At the risk of sounding preachy, go. Or better, take the kids. It won’t be fun, and it will definitely be haunting – I found myself on the verge of tears almost throughout – but it will be the opposite of doing nothing, or worse, shrugging, which is sometimes what I find myself doing lately. It just seems to be too overwhelming to do anything else.
“We are fighting antisemitism every day, and the question is, Why?” This is what Ronald Lauder asked the audience at the opening. And then he answered his own question: survey after survey show that three generations later, children don’t know about the Holocaust. Education is the only way to counteract the narrative. “It won’t stop antisemitism. But for the first time children will understand the horrors of Auschwitz.”
So how tough is it? Tough. Really tough. But it builds in momentum just as the Nazi movement did, and as the horrors did as well. The focus throughout is on Auschwitz – which is in fact the German name for the Polish town of Oshpitzin and not just the name of the death camp. Room by room (there are 20 galleries), videos, displays, testimony from survivors, relics, photographs, objects all serve to illustrate how the hatred for Jews gained momentum, until by the end, they were being murdered by the thousands each day at Auschwitz.
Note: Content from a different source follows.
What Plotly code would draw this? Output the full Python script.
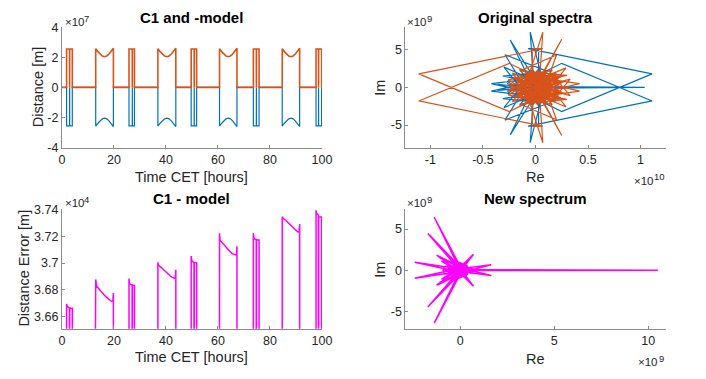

“Our exhibit is about agency and complicity,” said Salmons. The curators wanted to show that it wasn’t just Hitler who was at the center of everything. There were hundreds of men and women who were dedicated and ambitious in their hatred. The exhibit also tries to demonstrate that it was a continent-wide genocide that had long tentacles. The entire Roma gypsy population was wiped out. All of them. Gay men, Jehovah’s Witnesses and the disabled were targeted and killed by the tens of thousands. But even if you thought you knew the numbers or understood the scope, Salmons would toss out another fact, such as in German occupied Europe, 90 percent of all Jewish children – 1.5 million – were murdered.
The exhibit is designed to give you small breaks to let your mind regroup and refocus as you move from room to room – 20 galleries in all with more than 700 original objects. You will need it. When you have learned all you can bear, you will have at the least answered this question, posed by Robert Jan van Pelt, the chief curator: “what can I do today to make our world a little better? That is our responsibility and our obligation.”
Auschwitz. Not long ago. Not far away.